Phurbu Thinley
Osaka, November 16: China is unhappy again as His Holiness the Dalai Lama began his Japan tour at the request of the country’s own Buddhist groups.
China, as usual, wasted no time on Thursday to perversely complain Japan as the Tibetan leader in exile started a nine-day tour of the country.
China has officially expressed regret over Japan’s decision to allow Tibetan leader visit the country, according to China’s state controlled media.
“We expressed our regret over Japan’s permission of Dalai’s entry into Japan and his visit to the country,” the media quoted the Chinese Foreign Ministry spokesman Liu Jianchao as saying at a regular press conference.
Japan’s top government officials are refraining from meeting the exiled leader of Tibet during the visit.

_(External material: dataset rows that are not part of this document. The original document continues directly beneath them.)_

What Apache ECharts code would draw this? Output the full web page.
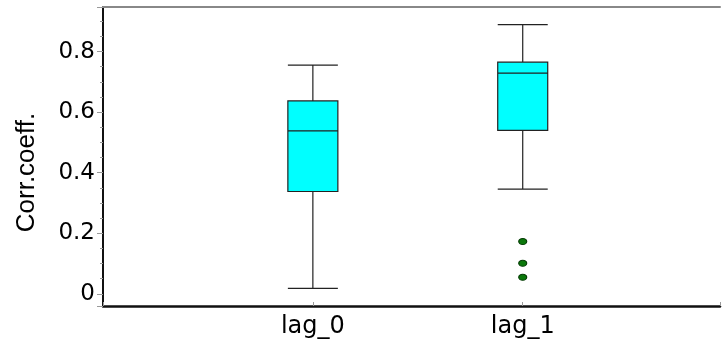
<!DOCTYPE html>
<html>
<head>
    <meta charset="utf-8" />
    <title>Corr.coeff. boxplot</title>
    <script src="https://cdn.jsdelivr.net/npm/echarts@6/dist/echarts.min.js"></script>
    <style>
        body { margin: 0; background: #ffffff; }
    </style>
</head>
<body>
<div id="chart" style="width: 723px; height: 346px;"></div>

<script type="text/javascript">
    // categories and their positions on the x axis
    var categories = ['lag_0', 'lag_1'];
    var positions = [1, 2];
    // box stats: [min, Q1, median, Q3, max]
    var lag0Stats = [0.018, 0.338, 0.538, 0.637, 0.755];
    var lag1Stats = [0.346, 0.540, 0.729, 0.765, 0.889];
    // outliers (lag_1 only)
    var lag1Outliers = [0.173, 0.101, 0.055];

    var allStats = [lag0Stats, lag1Stats];
    var boxData = [];
    for (var i = 0; i < allStats.length; i++) {
        boxData.push([positions[i]].concat(allStats[i]));
    }
    var outlierData = [];
    for (var j = 0; j < lag1Outliers.length; j++) {
        outlierData.push([positions[1], lag1Outliers[j]]);
    }

    var myChart = echarts.init(document.getElementById('chart'));
    var option = {
        animation: false,
        grid: { left: 103, right: 0, top: 7, bottom: 40 },
        xAxis: [
            {
                type: 'value',
                min: 0,
                max: 2.94,
                interval: 1,
                splitLine: { show: false },
                axisLine: { onZero: false, lineStyle: { color: '#111', width: 2.5 } },
                axisTick: { inside: true, length: 4, lineStyle: { color: '#999' } },
                axisLabel: {
                    margin: 9,
                    color: '#000',
                    fontFamily: 'DejaVu Sans',
                    fontSize: 24,
                    formatter: function (v) {
                        var k = positions.indexOf(v);
                        return k >= 0 ? categories[k] : '';
                    }
                }
            },
            {
                type: 'value',
                position: 'top',
                min: 0,
                max: 2.94,
                interval: 1,
                splitLine: { show: false },
                axisLine: { onZero: false, lineStyle: { color: '#888', width: 2 } },
                axisTick: { show: false },
                axisLabel: { show: false }
            }
        ],
        yAxis: {
            type: 'value',
            min: -0.04,
            max: 0.947,
            splitNumber: 5,
            splitLine: { show: false },
            name: 'Corr.coeff.',
            nameLocation: 'middle',
            nameGap: 63,
            nameTextStyle: {
                color: '#000',
                fontFamily: 'Liberation Sans',
                fontSize: 26,
                padding: [0, 32, 0, 0]
            },
            axisLine: { show: true, onZero: false, lineStyle: { color: '#111', width: 2 } },
            axisTick: { length: 6, lineStyle: { color: '#999' } },
            minorTick: { show: true, splitNumber: 4, length: 3, lineStyle: { color: '#999' } },
            axisLabel: {
                margin: 8,
                color: '#000',
                fontFamily: 'DejaVu Sans',
                fontSize: 23,
                showMinLabel: false,
                showMaxLabel: false,
                formatter: function (v) {
                    return Math.abs(v) < 1e-9 ? '0' : v.toFixed(1);
                }
            }
        },
        series: [
            {
                type: 'boxplot',
                boxWidth: [50, 50],
                data: boxData,
                itemStyle: { color: '#00ffff', borderColor: '#222', borderWidth: 1.2 }
            },
            {
                type: 'scatter',
                data: outlierData,
                symbol: 'circle',
                symbolSize: [8, 6],
                itemStyle: { color: '#0b780b', opacity: 1, borderColor: '#063d06', borderWidth: 1 }
            }
        ]
    };
    myChart.setOption(option);
</script>
</body>
</html>
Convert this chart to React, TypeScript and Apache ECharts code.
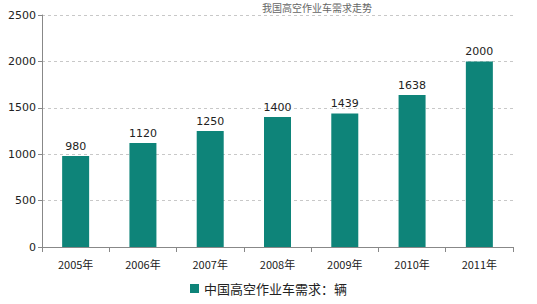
import React, { useEffect, useRef } from "react";
import * as echarts from "echarts";

const categories = ["2005年", "2006年", "2007年", "2008年", "2009年", "2010年", "2011年"];
const demand = [980, 1120, 1250, 1400, 1439, 1638, 2000];
const seriesName = "中国高空作业车需求：辆";
const titleText = "我国高空作业车需求走势";

export default function App() {
  const ref = useRef<HTMLDivElement>(null);
  useEffect(() => {
    const chart = echarts.init(ref.current!, null, { renderer: "svg" });
    chart.setOption({
      animation: false,
      backgroundColor: "#ffffff",
      textStyle: { fontFamily: "DejaVu Sans" },
      graphic: [
        {
          type: "text",
          left: 262,
          top: 2,
          style: { text: titleText, fill: "#666", font: "10px 'Noto Sans CJK SC'" },
        },
      ],
      grid: { left: 42, right: 24, top: 15, bottom: 57 },
      legend: {
        bottom: 4,
        left: "center",
        itemWidth: 9,
        itemHeight: 9,
        icon: "rect",
        itemGap: 4,
        textStyle: { fontSize: 13, color: "#222", fontFamily: "Noto Sans CJK SC" },
        data: [seriesName],
      },
      xAxis: {
        type: "category",
        data: categories,
        axisLine: { lineStyle: { color: "#888" } },
        axisTick: { show: true, alignWithLabel: false, length: 5, lineStyle: { color: "#888" } },
        axisLabel: { color: "#222", fontSize: 11, margin: 11, fontFamily: "Noto Sans CJK SC" },
      },
      yAxis: {
        type: "value",
        min: 0,
        max: 2500,
        interval: 500,
        axisLine: { show: true, lineStyle: { color: "#888" } },
        axisTick: { show: true, inside: false, length: 4, lineStyle: { color: "#888" } },
        axisLabel: { color: "#222", fontSize: 11, margin: 6, formatter: (v: number) => String(v) },
        splitLine: { lineStyle: { color: "#c8c8c8", type: [3, 3] } },
      },
      series: [
        {
          name: seriesName,
          type: "bar",
          data: demand,
          barWidth: 27,
          itemStyle: { color: "#0e8479" },
          label: { show: true, position: "top", color: "#222", fontSize: 11, distance: 4 },
        },
      ],
    });
    return () => chart.dispose();
  }, []);
  return <div ref={ref} style={{ width: 537, height: 304, position: "absolute", left: 0, top: 0 }} />;
}
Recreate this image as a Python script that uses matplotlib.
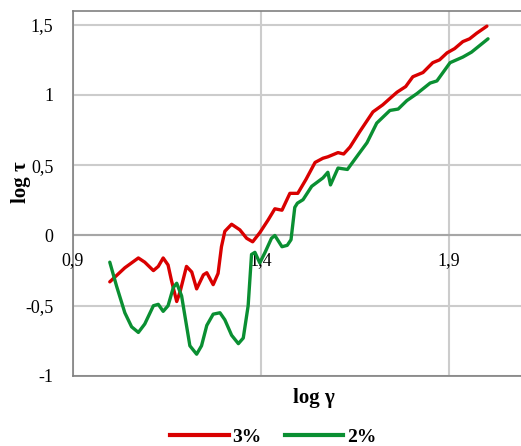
import matplotlib.pyplot as plt
from matplotlib.lines import Line2D

# 3% series (log gamma, log tau)
x_3 = [0.998, 1.038, 1.074, 1.091, 1.114, 1.127, 1.140, 1.153, 1.162, 1.176,
       1.185, 1.202, 1.216, 1.229, 1.247, 1.256, 1.273, 1.286, 1.295, 1.304,
       1.322, 1.344, 1.362, 1.378, 1.397, 1.419, 1.437, 1.456, 1.477, 1.498,
       1.520, 1.544, 1.565, 1.578, 1.605, 1.620, 1.637, 1.663, 1.698, 1.724,
       1.745, 1.762, 1.785, 1.804, 1.831, 1.857, 1.875, 1.895, 1.915, 1.937,
       1.955, 1.974, 2.001]
y_3 = [-0.33, -0.23, -0.16, -0.19, -0.25, -0.22, -0.16, -0.21, -0.32, -0.47,
       -0.40, -0.22, -0.26, -0.38, -0.28, -0.265, -0.35, -0.27, -0.08, 0.03,
       0.08, 0.04, -0.02, -0.045, 0.02, 0.11, 0.19, 0.18, 0.30, 0.30,
       0.40, 0.52, 0.55, 0.56, 0.59, 0.58, 0.63, 0.74, 0.88, 0.93,
       0.98, 1.02, 1.06, 1.13, 1.16, 1.23, 1.25, 1.30, 1.33, 1.38,
       1.40, 1.44, 1.49]

# 2% series
x_2 = [0.998, 1.016, 1.038, 1.056, 1.074, 1.091, 1.114, 1.127, 1.140, 1.153,
       1.167, 1.176, 1.189, 1.202, 1.211, 1.229, 1.242, 1.256, 1.273, 1.291,
       1.304, 1.322, 1.340, 1.353, 1.366, 1.375, 1.384, 1.397, 1.411, 1.428,
       1.437, 1.456, 1.470, 1.480, 1.490, 1.497, 1.512, 1.535, 1.565, 1.578,
       1.585, 1.605, 1.630, 1.660, 1.682, 1.708, 1.743, 1.765, 1.788, 1.815,
       1.850, 1.868, 1.903, 1.937, 1.960, 2.004]
y_2 = [-0.19, -0.36, -0.55, -0.65, -0.69, -0.63, -0.50, -0.49, -0.54, -0.50,
       -0.37, -0.34, -0.43, -0.64, -0.785, -0.845, -0.785, -0.64, -0.56, -0.55,
       -0.60, -0.71, -0.77, -0.73, -0.50, -0.135, -0.12, -0.195, -0.12, -0.02,
       0.0, -0.08, -0.07, -0.03, 0.20, 0.23, 0.255, 0.35, 0.41, 0.45,
       0.36, 0.48, 0.47, 0.58, 0.66, 0.80, 0.89, 0.90, 0.96, 1.01,
       1.085, 1.10, 1.23, 1.27, 1.305, 1.40]

y_ticks = [-1, -0.5, 0, 0.5, 1, 1.5]
y_labels = ['-1', '-0,5', '0', '0,5', '1', '1,5']
x_ticks = [0.9, 1.4, 1.9]
x_labels = ['0,9', '1,4', '1,9']

red = '#d90000'
green = '#0a8f32'

plt.rcParams.update({'font.family': 'Liberation Serif', 'font.size': 13})

fig = plt.figure(figsize=(5.21, 4.46), dpi=100)
ax = fig.add_axes([0.140, 0.157, 0.866, 0.819])

ax.set_xlim(0.9, 2.1)
ax.set_ylim(-1, 1.6)

ax.set_yticks(y_ticks)
ax.set_yticklabels(y_labels)
ax.set_xticks(x_ticks)
ax.set_xticklabels([])
ax.tick_params(axis='both', length=0)
ax.tick_params(axis='y', pad=14, labelsize=13)

ax.grid(True, color='#cccccc', linewidth=1.5)
ax.set_axisbelow(True)
ax.axhline(0, color='#a6a6a6', linewidth=1.5, zorder=1)

for s in ['left', 'bottom', 'top']:
    ax.spines[s].set_color('#808080')
    ax.spines[s].set_linewidth(1.2)
ax.spines['right'].set_visible(False)

# x tick labels sit under the zero line, Excel style
for xt, lab in zip(x_ticks, x_labels):
    ax.text(xt, -0.177, lab, ha='center', va='center', fontsize=13)

ax.plot(x_3, y_3, color=red, linewidth=2.4, solid_joinstyle='round',
        solid_capstyle='round', zorder=3)
ax.plot(x_2, y_2, color=green, linewidth=2.4, solid_joinstyle='round',
        solid_capstyle='round', zorder=3)

fig.text(0.602, 1 - 398 / 446, 'log γ', ha='center', va='center',
         fontsize=15, fontweight='bold')
fig.text(0.040, 1 - 182 / 446, 'log τ', ha='center', va='center',
         fontsize=15, fontweight='bold', rotation=90)

handles = [Line2D([], [], color=red, linewidth=3),
           Line2D([], [], color=green, linewidth=3)]
fig.legend(handles, ['3%', '2%'], loc='center', bbox_to_anchor=(0.525, 1 - 437 / 446),
           ncol=2, frameon=False, handlelength=3.0, handletextpad=0.2,
           columnspacing=1.2, prop={'family': 'Liberation Serif', 'weight': 'bold', 'size': 14})

fig.savefig('out.png', dpi=100)
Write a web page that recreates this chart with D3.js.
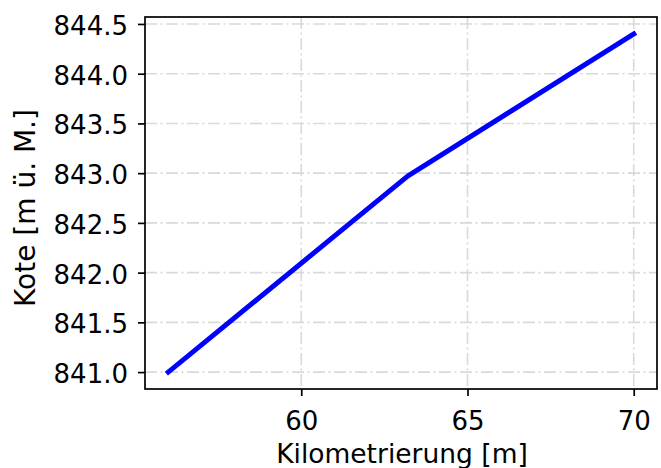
<!DOCTYPE html>
<html>
<head>
<meta charset="utf-8">
<script src="https://cdn.jsdelivr.net/npm/d3@7"></script>
<style>
  html, body { margin: 0; padding: 0; background: #fff; }
  svg { display: block; }
  text { font-family: "DejaVu Sans", sans-serif; fill: #000; }
</style>
</head>
<body>
<svg id="chart" width="661" height="468"></svg>
<script>
// Longitudinal profile: elevation along the chainage
const chainage = [56.0, 63.2, 70.0];
const elevation = [841.0, 842.97, 844.4];
const xTicks = [60, 65, 70];
const yTicks = [841.0, 841.5, 842.0, 842.5, 843.0, 843.5, 844.0, 844.5];
const xLabel = "Kilometrierung [m]";
const yLabel = "Kote [m ü. M.]";

const W = 661, H = 468;
const m = { left: 145, right: 657, top: 17, bottom: 389 };

const svg = d3.select("#chart");

// 5 % padding around the data range on both axes
const xExt = d3.extent(chainage), yExt = d3.extent(elevation);
const xPad = (xExt[1] - xExt[0]) * 0.05, yPad = (yExt[1] - yExt[0]) * 0.05;
const x = d3.scaleLinear().domain([xExt[0] - xPad, xExt[1] + xPad]).range([m.left, m.right]);
const y = d3.scaleLinear().domain([yExt[0] - yPad, yExt[1] + yPad]).range([m.bottom, m.top]);

// grid
const grid = svg.append("g")
  .attr("stroke", "#d9d9d9")
  .attr("stroke-width", 1.6)
  .attr("stroke-dasharray", "12,3.5,2,3.5");
grid.selectAll("line.v").data(xTicks).join("line")
  .attr("x1", d => x(d)).attr("x2", d => x(d))
  .attr("y1", m.top).attr("y2", m.bottom);
grid.selectAll("line.h").data(yTicks).join("line")
  .attr("y1", d => y(d)).attr("y2", d => y(d))
  .attr("x1", m.left).attr("x2", m.right);

// profile line
const line = d3.line().x((d, i) => x(chainage[i])).y(d => y(d));
svg.append("path")
  .datum(elevation)
  .attr("fill", "none")
  .attr("stroke", "#0000ff")
  .attr("stroke-width", 5)
  .attr("stroke-linejoin", "round")
  .attr("stroke-linecap", "square")
  .attr("d", line);

// axes
const fmtY = d3.format(".1f");
const xAxis = d3.axisBottom(x).tickValues(xTicks).tickSize(7).tickFormat(d3.format("d"));
const yAxis = d3.axisLeft(y).tickValues(yTicks).tickSize(7).tickPadding(10).tickFormat(fmtY);

const gx = svg.append("g").attr("transform", `translate(0,${m.bottom})`).call(xAxis);
const gy = svg.append("g").attr("transform", `translate(${m.left},0)`).call(yAxis);
[gx, gy].forEach(g => {
  g.select(".domain").remove();
  g.selectAll(".tick line").attr("stroke", "#000").attr("stroke-width", 1.7);
  g.selectAll(".tick text").attr("font-size", 26).attr("font-family", "DejaVu Sans").attr("fill", "#000");
});
gx.selectAll(".tick text").attr("y", 41).attr("dy", 0);
gy.selectAll(".tick text").attr("dy", "0.4em");

// frame
svg.append("rect")
  .attr("x", m.left).attr("y", m.top)
  .attr("width", m.right - m.left).attr("height", m.bottom - m.top)
  .attr("fill", "none").attr("stroke", "#000").attr("stroke-width", 1.7);

// labels
svg.append("text")
  .attr("x", (m.left + m.right) / 2 + 1).attr("y", 463)
  .attr("text-anchor", "middle").attr("font-size", 26.5)
  .text(xLabel);
svg.append("text")
  .attr("transform", `translate(35,208) rotate(-90)`)
  .attr("text-anchor", "middle").attr("font-size", 28)
  .text(yLabel);
</script>
</body>
</html>
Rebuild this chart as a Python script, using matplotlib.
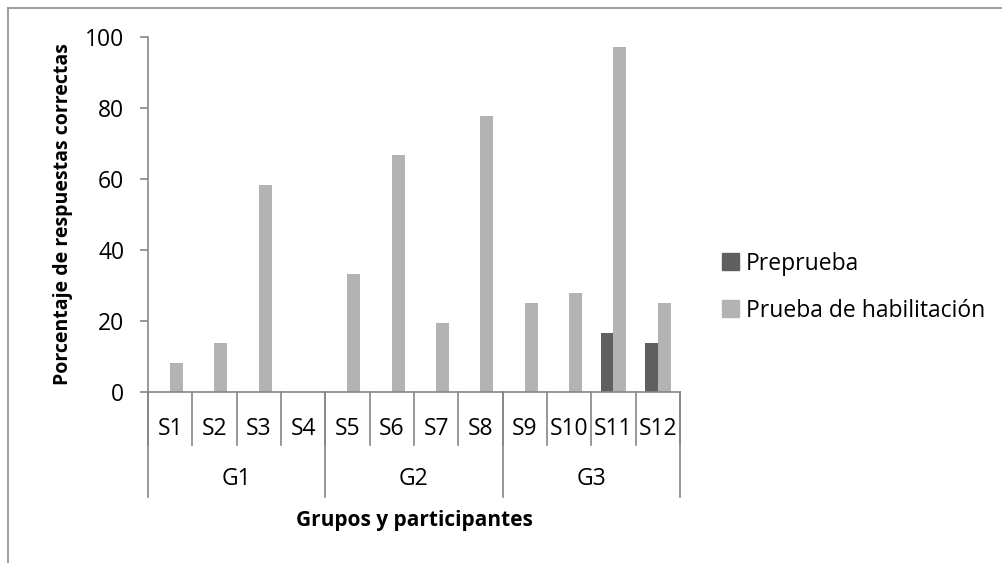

Despite Japanese Government’s cautious effort not to offend the Communist giant’s sentiments, the mere visit by His Holiness at religious groups’ invitation has drawn in China’s sharp rebuke on Thursday.
In its effort to lull a closer tie with China, Japan has gone to the extend of not providing security guards or police escorts for most of the Dalai Lama’s trip, in contrast to visits in 1995, 1998 and 2000 according to a report by a Japanese newspaper.
“I feel ashamed of to see how he is treated here, compared with how Western democracies honor him, despite the risk of aggravating China,” Seishu Makino, a former Lower House member and founder of the Japanese Parliamentary Group for Tibet, had reportedly said.
Japan’s decision is disappointing given the country’s sizeable Buddhist population; another report cited the Dalai Lama’s Tokyo representative Lhakpa Tshoko as saying.
His Holiness was, however, extended a warm welcome on by the inviting Japanese Buddhist groups on Thursday at the Haneda airport where he arrived from the Tokyo International airport to leave for a one-day private stay at Kanazawa.
On Sunday, His Holiness will tour the holiest Shinto shrine of Ise and will preside over an interfaith forum participated by Shinto, Buddhist and Shugendo faiths on the same day at the Kogakkan University. On November 20, His Holiness will speak for a sold-out crowd of some 5000 plus at a Buddhist Conference in Yokohama.
His Holiness the Dalai Lama, revered by Tibetans as their undisputed leader, fled to India in 1959 following Communist China’s unprecedented repressions in his homeland. He now campaigns for a meaningful autonomy for the whole of Tibetan territory that existed prior to China’s occupation in 1949.